A recent six-year study by the Barna Group shows that although technology has made Scripture available in a way unprecedented, fewer individuals are taking the opportunity to read it.
In 1991, 45 percent of Americans told Barna they read the Bible weekly. That figure remained steady through 2009, but began to dip to today as around one-third of Americans say they read Scripture once a week.
The determining factor appears to be the growing into adulthood of Millennials, which include the Nones, a subset group defined by not adhering to any organized religion.
“Even in just the few years Barna has been conducting ‘State of the Bible’ interviews, the data is trending toward Bible skepticism,” said David Kinnaman, president of Barna and director of the research. “With each passing year, the percent of Americans who believe that the Bible is ‘just another book written by men’ increases. So too do the perceptions that the Bible is actually harmful and that people who live by its principles are religious extremists.”
Amid the troubling findings for Christians are some bright spots.
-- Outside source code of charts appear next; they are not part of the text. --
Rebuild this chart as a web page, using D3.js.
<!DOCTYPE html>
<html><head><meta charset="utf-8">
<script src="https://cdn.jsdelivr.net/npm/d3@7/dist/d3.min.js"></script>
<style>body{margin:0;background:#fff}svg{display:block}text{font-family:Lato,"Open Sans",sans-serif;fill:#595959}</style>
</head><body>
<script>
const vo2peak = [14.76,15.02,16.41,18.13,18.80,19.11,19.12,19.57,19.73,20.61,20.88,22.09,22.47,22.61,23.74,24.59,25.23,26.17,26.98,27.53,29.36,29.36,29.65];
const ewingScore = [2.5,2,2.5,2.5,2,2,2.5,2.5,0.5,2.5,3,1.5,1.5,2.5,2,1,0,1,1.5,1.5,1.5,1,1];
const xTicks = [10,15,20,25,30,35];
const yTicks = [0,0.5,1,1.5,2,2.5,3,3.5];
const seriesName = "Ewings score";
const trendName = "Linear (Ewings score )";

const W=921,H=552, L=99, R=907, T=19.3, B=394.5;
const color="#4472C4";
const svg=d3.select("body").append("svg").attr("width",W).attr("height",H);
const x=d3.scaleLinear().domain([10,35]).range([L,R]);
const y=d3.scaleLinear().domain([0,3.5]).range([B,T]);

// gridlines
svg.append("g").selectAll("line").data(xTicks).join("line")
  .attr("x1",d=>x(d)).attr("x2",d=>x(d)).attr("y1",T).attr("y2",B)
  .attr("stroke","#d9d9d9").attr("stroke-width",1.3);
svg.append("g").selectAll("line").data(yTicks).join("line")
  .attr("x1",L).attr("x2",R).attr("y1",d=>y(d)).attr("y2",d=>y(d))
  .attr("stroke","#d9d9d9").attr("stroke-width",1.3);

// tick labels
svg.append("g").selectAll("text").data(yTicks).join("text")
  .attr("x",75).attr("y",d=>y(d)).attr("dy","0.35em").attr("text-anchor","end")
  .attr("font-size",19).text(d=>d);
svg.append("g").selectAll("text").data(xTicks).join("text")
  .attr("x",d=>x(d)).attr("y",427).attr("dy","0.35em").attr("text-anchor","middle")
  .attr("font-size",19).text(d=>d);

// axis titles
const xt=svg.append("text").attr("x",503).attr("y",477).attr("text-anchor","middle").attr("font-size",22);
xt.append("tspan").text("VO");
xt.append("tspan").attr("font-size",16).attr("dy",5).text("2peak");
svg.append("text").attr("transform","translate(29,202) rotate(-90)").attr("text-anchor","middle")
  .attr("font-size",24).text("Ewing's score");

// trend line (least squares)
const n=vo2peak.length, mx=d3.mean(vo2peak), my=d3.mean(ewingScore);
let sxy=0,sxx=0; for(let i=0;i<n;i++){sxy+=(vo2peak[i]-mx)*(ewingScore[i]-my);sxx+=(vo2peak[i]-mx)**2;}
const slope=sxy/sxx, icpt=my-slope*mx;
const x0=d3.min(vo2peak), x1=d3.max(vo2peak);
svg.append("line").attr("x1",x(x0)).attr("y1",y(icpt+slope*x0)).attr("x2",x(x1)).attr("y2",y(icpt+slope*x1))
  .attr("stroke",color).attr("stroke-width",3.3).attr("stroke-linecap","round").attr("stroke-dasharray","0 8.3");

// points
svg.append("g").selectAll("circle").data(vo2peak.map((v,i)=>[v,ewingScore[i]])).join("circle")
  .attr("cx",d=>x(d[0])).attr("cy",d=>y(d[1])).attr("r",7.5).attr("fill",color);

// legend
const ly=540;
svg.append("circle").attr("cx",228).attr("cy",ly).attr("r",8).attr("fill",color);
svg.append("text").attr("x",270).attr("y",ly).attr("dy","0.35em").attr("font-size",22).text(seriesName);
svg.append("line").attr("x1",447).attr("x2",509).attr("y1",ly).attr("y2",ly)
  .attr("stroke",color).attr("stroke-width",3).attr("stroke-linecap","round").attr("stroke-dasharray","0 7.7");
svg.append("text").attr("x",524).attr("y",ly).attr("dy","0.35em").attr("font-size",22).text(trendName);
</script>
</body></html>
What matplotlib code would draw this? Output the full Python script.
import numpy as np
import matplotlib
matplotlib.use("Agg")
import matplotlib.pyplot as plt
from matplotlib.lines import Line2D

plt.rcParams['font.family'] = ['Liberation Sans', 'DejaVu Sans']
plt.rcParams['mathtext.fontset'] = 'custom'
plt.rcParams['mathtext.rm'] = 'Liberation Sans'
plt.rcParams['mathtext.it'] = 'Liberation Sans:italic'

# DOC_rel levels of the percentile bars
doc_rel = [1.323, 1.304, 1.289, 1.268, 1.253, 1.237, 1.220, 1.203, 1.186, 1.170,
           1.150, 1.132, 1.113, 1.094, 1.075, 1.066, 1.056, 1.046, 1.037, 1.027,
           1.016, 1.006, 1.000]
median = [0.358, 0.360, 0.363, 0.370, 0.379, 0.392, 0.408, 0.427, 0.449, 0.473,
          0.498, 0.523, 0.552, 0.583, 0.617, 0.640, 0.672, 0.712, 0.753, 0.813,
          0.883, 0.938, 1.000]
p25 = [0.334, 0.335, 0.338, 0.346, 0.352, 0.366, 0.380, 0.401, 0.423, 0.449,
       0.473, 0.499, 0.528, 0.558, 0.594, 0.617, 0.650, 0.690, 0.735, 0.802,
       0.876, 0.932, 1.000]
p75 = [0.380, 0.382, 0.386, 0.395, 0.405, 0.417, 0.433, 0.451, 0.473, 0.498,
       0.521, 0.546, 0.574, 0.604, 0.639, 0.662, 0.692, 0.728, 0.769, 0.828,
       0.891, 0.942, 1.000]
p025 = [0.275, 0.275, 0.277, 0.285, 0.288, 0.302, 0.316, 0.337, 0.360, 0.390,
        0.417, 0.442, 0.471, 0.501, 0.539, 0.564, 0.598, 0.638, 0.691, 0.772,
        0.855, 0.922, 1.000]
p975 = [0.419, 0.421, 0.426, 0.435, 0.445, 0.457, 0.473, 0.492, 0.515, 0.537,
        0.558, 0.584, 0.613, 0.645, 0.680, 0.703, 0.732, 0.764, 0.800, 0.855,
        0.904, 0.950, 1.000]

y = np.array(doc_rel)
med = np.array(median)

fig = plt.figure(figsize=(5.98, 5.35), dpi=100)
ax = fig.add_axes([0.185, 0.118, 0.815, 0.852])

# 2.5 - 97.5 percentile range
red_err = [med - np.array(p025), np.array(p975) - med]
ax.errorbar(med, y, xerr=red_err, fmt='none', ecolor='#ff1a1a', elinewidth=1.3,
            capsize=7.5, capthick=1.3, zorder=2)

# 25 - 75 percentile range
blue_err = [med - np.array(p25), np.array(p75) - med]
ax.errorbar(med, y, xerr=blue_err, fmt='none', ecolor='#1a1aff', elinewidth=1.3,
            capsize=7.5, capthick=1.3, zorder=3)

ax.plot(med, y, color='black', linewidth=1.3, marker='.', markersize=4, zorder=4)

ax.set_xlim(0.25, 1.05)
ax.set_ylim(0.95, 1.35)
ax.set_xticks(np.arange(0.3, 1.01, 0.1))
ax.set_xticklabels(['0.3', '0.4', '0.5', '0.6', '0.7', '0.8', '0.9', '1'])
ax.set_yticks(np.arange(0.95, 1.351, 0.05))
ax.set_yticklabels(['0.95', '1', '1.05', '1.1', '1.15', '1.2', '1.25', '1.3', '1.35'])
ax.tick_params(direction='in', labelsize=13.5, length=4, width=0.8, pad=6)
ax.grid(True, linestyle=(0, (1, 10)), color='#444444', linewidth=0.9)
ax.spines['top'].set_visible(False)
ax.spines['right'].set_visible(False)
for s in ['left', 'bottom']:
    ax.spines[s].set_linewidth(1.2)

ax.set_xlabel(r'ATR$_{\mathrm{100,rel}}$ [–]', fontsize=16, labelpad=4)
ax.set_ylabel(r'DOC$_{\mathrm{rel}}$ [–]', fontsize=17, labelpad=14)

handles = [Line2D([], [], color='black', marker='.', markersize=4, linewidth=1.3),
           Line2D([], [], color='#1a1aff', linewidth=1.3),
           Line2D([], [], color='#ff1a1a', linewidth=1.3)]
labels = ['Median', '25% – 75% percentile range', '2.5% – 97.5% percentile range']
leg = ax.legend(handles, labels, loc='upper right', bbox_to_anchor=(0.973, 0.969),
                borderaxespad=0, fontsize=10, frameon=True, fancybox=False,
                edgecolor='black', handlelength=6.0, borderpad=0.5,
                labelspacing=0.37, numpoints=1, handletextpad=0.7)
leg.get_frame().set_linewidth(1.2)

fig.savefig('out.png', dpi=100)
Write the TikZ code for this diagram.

The Koran, Torah, and Book of Mormon remained flat or showed slight increases in the number of Americans who consider them holy while the Bible showed a six percent decrease. Those answering “none” in seeing any of those options as sacred literature doubled in the last six years from 7 to 14 percent. The report pointed to Millennials (22 percent) and Gen-Xers (18 percent) as those more likely to see none of those books as holy as opposed to Boomers (8 percent) and Elders (7 percent).
Seeing the Bible as a guide to living a meaningful life also fell, with those answering “strongly agree” to that statement falling from 52 percent in 2011 to 45 percent today. “Disagree strongly,” or those who felt the Bible wasn’t a sufficient guide to a meaningful life, rose from 12 percent five years ago to 18 percent in 2016.
Respondents showed a decline in trust of Scripture as well with a 15 percent drop of those agreeing strongly with the statement “The Bible is totally accurate in all the principles it teaches.” In the same time frame the “Disagree strongly” section grew by 11 percent. Even with those trajectories, 33 percent of Americans still agreed strongly with the Bible’s accuracy as opposed to 23 percent who strongly disagreed. Perspectives on reading the Bible as literal, the inspired Word of God, inspired yet with some factual or historical errors, not inspired, or just another book of teachings written by men remained within three percentage points from 2011.
The process of Millennials and Gen-Xers becoming adults combines with the shrinking number of older generations, the report stipulates. Researches expect those trends to become more apparent in the coming years as Millennials, for instance, are half as likely (14 percent) to believe the Bible is the actual word of God as Elders (29 percent).
Skepticism shouldn’t be seen as an altogether bad thing, said Kinnaman. “I believe those questions, when asked and answered honestly and from a biblical point of view, can lead to the Spirit’s work in people’s lives.”